• _Given records_:
■ ■ ■ ■ ■ ■ ■
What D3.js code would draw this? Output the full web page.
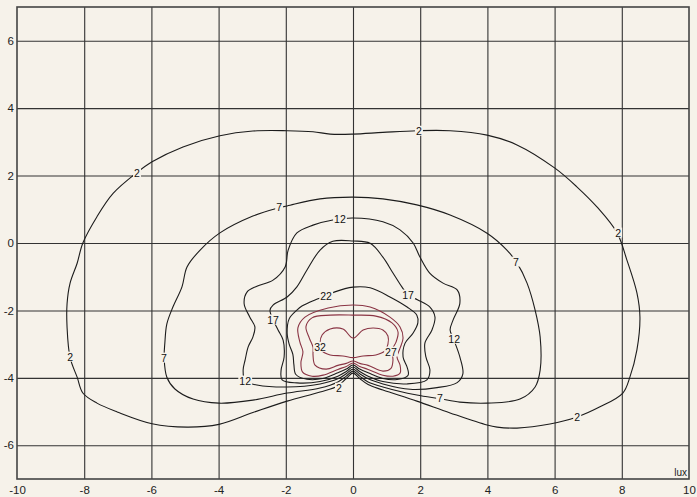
■ ■ ■ ■ ■ ■ ■
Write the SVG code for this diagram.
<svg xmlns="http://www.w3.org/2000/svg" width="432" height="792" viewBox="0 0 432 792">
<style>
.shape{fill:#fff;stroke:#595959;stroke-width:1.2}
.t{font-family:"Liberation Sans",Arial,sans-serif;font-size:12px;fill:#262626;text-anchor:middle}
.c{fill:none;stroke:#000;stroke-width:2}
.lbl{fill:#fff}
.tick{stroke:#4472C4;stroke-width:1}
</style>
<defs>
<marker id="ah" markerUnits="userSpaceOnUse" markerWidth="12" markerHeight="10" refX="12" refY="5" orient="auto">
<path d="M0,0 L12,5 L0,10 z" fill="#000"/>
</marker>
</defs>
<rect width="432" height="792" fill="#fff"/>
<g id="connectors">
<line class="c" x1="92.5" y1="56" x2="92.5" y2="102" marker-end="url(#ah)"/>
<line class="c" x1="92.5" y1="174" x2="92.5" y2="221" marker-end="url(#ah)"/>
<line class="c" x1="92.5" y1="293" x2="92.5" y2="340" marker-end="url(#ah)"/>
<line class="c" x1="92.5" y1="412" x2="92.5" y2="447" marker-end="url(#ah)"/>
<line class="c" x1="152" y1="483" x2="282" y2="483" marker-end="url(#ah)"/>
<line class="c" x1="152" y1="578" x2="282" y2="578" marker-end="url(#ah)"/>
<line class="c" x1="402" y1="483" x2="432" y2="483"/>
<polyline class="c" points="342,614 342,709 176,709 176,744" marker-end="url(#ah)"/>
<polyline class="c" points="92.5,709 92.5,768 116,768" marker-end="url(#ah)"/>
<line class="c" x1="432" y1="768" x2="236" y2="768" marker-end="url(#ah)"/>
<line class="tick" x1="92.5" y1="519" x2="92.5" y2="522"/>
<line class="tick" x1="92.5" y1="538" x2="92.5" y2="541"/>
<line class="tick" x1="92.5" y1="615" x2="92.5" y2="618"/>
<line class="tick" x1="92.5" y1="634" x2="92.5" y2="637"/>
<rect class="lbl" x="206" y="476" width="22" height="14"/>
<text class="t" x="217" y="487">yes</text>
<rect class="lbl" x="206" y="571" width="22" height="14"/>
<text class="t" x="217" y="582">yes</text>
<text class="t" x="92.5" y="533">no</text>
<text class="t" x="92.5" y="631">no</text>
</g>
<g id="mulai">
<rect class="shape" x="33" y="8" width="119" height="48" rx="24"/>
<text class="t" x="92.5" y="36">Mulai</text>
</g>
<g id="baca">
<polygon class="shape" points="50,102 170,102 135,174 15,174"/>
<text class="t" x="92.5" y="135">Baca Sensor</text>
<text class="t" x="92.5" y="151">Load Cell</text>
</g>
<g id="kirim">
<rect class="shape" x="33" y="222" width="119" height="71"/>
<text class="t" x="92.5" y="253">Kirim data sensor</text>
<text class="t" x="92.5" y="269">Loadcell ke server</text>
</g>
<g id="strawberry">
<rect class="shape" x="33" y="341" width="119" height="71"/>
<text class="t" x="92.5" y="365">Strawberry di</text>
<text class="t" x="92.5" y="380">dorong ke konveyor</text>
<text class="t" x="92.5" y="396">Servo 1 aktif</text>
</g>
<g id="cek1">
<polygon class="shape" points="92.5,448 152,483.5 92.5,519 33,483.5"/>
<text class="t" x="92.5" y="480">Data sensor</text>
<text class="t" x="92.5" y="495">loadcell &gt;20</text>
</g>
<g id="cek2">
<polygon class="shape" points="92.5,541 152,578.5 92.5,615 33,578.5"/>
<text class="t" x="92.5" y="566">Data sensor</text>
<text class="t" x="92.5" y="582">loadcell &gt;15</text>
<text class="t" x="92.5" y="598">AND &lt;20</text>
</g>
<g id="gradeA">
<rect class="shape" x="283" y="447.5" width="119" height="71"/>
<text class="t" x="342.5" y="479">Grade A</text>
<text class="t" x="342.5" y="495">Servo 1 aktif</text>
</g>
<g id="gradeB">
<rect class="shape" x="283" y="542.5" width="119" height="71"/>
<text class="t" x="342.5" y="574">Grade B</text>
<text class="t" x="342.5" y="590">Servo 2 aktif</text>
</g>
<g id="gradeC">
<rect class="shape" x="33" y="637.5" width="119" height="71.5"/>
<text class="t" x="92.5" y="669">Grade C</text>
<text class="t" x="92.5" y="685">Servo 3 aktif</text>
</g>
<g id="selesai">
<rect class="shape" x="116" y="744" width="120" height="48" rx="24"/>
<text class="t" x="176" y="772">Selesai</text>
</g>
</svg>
■ ■ ■ ■ ■ ■ ■
• _Exercise prompt_:
Scan the material above. Copy each line that holds the word "code".

• _Solved exercise_:
What D3.js code would draw this? Output the full web page.
Write the SVG code for this diagram.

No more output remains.